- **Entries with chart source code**
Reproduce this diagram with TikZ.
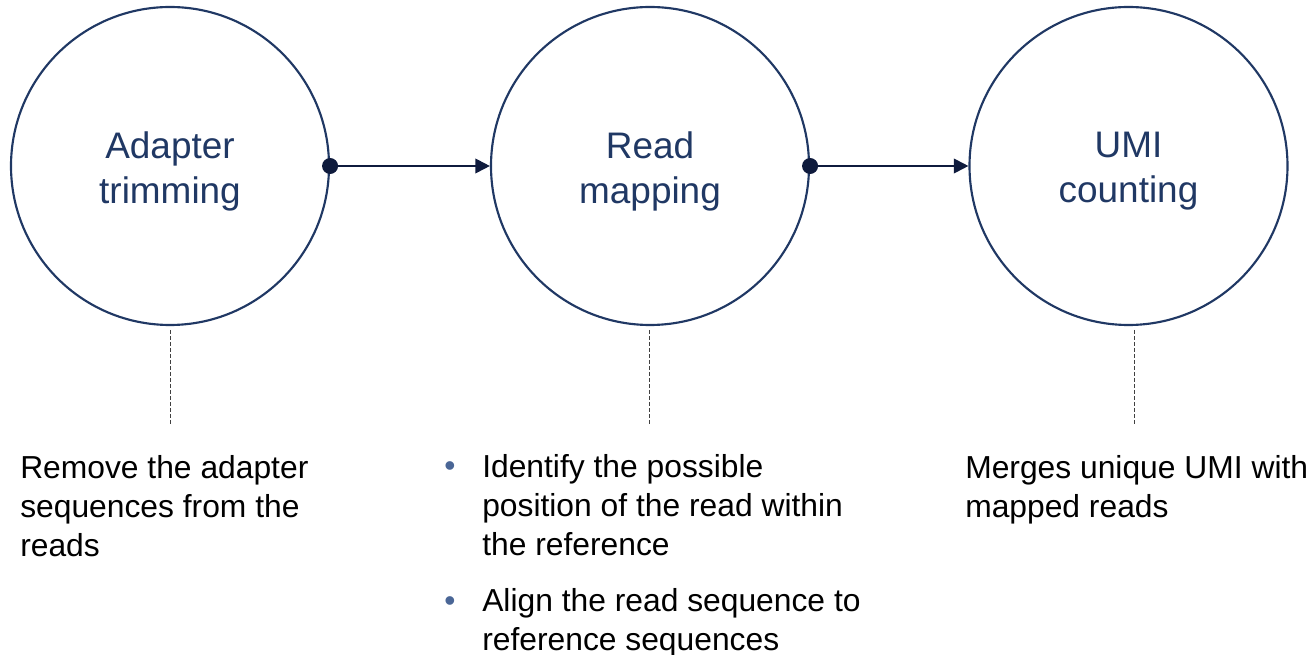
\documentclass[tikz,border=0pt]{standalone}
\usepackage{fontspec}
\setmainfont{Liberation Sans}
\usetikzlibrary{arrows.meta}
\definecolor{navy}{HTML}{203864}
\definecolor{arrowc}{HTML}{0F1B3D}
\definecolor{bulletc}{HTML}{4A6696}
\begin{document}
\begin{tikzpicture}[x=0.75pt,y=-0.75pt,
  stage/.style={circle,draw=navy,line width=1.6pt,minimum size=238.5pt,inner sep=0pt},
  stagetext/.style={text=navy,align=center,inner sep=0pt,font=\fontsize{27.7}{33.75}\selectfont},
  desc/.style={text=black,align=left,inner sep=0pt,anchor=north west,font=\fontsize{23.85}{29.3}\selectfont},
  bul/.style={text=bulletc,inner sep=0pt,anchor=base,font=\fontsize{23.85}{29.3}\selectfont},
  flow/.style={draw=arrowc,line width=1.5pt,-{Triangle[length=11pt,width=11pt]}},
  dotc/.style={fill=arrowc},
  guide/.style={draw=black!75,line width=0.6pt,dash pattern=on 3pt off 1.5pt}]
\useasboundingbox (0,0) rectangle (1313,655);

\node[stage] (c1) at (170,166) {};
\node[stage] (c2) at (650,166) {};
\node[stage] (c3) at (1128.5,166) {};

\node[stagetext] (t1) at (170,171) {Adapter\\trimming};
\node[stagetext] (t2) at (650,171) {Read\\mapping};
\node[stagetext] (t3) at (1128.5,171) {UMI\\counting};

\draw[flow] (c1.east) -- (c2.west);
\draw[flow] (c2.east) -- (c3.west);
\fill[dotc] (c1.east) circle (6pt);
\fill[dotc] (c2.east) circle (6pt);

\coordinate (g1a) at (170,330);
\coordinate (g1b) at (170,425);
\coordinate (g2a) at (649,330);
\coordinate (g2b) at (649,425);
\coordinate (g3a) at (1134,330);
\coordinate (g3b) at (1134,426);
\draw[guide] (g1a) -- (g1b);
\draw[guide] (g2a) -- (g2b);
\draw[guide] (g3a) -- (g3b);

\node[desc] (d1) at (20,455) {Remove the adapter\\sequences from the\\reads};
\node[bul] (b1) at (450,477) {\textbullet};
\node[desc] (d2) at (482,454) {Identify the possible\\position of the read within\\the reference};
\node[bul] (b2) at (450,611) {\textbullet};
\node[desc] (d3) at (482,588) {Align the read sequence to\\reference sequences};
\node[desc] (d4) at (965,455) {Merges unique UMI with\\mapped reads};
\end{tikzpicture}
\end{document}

...

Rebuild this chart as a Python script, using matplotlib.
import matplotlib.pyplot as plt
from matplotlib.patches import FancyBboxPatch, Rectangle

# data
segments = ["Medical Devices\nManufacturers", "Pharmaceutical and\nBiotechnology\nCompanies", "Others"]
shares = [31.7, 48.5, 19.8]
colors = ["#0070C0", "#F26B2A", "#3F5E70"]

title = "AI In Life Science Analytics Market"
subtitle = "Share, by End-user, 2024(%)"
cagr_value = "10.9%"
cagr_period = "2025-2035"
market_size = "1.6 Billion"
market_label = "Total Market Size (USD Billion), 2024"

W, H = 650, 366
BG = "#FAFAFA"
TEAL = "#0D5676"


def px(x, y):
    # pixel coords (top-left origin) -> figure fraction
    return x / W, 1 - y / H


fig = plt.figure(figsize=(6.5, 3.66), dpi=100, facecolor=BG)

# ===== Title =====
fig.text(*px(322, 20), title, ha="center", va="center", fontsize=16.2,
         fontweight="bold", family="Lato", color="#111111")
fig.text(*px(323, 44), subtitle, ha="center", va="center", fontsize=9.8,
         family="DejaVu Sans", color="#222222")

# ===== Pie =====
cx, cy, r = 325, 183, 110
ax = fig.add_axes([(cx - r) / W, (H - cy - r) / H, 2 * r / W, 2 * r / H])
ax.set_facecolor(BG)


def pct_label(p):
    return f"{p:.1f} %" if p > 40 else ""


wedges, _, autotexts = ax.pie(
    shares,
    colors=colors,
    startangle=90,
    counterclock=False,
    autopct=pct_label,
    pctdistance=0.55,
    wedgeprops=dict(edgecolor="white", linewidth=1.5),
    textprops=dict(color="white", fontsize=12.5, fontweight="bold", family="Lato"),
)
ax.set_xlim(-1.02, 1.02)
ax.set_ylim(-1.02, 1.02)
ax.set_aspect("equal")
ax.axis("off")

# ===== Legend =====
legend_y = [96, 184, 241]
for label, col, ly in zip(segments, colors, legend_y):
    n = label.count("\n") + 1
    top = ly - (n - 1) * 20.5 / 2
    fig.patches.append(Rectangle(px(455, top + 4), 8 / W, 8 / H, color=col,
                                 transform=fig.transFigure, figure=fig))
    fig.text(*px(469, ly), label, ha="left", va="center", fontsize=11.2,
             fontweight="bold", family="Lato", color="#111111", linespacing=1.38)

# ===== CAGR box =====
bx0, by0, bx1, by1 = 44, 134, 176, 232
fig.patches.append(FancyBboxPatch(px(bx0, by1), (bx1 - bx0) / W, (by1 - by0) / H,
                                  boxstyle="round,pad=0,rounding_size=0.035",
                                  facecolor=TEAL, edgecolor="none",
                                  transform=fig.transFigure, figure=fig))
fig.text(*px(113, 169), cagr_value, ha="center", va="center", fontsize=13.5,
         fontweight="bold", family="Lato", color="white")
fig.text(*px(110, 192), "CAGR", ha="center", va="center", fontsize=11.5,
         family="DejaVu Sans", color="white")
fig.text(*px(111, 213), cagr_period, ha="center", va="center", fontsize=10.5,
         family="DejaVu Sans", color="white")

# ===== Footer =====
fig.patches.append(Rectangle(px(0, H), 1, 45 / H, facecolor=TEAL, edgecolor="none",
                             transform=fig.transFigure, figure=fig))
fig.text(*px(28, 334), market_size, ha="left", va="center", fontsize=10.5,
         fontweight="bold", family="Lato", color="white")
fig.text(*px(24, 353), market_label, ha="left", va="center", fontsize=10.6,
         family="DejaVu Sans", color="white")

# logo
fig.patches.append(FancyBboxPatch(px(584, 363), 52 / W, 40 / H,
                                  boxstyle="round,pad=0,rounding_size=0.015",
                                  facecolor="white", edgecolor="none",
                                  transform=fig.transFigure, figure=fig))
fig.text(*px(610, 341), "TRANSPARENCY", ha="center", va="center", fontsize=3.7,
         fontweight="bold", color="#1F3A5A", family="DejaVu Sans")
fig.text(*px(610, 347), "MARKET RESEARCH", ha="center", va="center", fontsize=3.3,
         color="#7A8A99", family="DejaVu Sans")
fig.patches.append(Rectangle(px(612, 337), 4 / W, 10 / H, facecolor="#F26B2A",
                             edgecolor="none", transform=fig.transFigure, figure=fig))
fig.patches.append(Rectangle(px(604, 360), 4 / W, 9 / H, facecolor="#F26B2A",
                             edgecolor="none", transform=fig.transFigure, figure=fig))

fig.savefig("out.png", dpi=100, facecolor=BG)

* * *

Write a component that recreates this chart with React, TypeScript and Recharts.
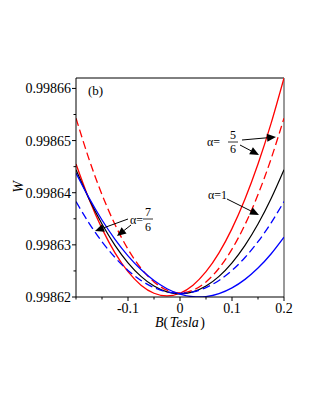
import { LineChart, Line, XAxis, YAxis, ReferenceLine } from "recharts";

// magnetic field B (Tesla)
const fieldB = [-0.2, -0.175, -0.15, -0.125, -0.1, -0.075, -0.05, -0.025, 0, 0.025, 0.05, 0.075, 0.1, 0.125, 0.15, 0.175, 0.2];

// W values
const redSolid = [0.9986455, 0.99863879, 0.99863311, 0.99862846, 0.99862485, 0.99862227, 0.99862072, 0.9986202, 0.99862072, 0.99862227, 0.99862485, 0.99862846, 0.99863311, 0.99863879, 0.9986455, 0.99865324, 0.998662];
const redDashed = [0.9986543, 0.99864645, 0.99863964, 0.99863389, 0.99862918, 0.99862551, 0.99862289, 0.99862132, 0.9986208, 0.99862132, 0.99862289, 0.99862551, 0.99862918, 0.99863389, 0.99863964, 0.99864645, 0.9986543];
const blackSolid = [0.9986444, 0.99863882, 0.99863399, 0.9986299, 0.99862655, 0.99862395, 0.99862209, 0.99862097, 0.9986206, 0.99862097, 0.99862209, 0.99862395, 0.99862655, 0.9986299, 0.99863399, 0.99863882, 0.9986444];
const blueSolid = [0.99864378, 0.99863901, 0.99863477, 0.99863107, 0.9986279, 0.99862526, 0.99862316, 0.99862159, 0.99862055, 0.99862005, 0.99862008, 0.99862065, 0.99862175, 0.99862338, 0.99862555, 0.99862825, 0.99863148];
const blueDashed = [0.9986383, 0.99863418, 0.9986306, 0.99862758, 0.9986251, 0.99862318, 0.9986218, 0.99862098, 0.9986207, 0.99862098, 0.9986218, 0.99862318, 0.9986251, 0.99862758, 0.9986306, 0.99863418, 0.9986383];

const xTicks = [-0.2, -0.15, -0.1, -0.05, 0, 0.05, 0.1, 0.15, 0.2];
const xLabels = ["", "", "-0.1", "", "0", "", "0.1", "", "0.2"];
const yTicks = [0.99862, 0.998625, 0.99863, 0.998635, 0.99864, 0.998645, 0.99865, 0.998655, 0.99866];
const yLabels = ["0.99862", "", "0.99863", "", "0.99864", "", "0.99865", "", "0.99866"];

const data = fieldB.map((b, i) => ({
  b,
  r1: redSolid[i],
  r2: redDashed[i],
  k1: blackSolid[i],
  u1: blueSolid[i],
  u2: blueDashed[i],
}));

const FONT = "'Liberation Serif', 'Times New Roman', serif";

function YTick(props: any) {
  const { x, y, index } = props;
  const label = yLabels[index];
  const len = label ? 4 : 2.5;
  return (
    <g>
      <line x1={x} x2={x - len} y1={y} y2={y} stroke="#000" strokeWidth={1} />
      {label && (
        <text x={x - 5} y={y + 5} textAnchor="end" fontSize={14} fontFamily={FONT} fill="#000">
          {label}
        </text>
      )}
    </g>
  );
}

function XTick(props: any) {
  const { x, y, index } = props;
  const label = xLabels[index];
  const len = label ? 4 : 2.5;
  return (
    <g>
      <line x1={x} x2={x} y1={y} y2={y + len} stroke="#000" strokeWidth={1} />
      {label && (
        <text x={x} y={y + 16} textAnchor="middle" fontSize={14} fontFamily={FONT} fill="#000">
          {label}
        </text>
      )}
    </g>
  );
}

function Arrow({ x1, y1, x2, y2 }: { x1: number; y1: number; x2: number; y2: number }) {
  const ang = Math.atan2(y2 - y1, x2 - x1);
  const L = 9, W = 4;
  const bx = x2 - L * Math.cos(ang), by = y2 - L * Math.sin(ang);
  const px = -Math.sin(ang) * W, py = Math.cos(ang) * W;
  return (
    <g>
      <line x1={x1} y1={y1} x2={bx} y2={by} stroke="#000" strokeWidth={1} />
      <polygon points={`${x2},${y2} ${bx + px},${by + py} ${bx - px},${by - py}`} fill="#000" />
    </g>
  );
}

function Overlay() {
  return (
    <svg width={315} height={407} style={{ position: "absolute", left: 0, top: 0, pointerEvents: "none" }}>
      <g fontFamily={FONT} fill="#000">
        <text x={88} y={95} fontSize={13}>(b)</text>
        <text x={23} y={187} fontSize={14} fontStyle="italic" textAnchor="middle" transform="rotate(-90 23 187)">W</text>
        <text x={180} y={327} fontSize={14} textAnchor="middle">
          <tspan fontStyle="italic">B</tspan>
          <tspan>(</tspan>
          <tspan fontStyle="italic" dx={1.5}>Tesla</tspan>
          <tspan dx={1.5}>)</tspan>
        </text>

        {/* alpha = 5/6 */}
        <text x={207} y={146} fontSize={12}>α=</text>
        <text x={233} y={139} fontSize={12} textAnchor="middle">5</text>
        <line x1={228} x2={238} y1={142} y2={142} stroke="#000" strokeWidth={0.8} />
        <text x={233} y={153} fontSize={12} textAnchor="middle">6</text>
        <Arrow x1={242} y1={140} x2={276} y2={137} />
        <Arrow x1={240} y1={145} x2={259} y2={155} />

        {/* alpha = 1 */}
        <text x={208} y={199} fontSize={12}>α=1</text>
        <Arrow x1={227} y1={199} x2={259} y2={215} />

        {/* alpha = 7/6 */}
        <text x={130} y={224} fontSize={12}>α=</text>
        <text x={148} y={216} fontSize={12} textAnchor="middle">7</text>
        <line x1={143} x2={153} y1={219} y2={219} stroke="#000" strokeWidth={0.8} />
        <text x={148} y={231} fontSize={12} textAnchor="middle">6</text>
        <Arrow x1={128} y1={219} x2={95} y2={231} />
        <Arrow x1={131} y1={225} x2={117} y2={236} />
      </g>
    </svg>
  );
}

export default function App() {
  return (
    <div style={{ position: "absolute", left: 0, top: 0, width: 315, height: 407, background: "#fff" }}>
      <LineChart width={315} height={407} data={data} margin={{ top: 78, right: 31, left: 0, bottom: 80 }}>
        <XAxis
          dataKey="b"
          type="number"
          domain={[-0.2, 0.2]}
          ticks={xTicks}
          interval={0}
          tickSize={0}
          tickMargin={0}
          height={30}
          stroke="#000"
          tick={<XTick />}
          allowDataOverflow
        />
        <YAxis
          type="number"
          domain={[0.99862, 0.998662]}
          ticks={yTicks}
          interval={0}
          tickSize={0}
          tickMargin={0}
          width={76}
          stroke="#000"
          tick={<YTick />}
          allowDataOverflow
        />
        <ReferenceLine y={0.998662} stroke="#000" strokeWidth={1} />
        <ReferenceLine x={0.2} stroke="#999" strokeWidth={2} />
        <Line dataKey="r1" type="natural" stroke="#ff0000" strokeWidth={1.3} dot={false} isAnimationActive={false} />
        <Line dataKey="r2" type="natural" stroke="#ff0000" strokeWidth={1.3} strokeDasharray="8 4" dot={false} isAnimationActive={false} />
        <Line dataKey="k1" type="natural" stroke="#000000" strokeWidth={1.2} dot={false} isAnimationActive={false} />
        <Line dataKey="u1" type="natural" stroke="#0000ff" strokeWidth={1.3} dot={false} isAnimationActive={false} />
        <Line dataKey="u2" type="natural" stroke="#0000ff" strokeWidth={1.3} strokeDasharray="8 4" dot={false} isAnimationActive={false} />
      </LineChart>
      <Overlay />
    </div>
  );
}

- **Task brief**
From the line with "Write a component" to the line with "0.15, 0.175, 0.2];", set down those lines word for word and only those, counting both ends. Pictures stay out of the copy.

- **Answer to this problem**
Write a component that recreates this chart with React, TypeScript and Recharts.
import { LineChart, Line, XAxis, YAxis, ReferenceLine } from "recharts";

// magnetic field B (Tesla)
const fieldB = [-0.2, -0.175, -0.15, -0.125, -0.1, -0.075, -0.05, -0.025, 0, 0.025, 0.05, 0.075, 0.1, 0.125, 0.15, 0.175, 0.2];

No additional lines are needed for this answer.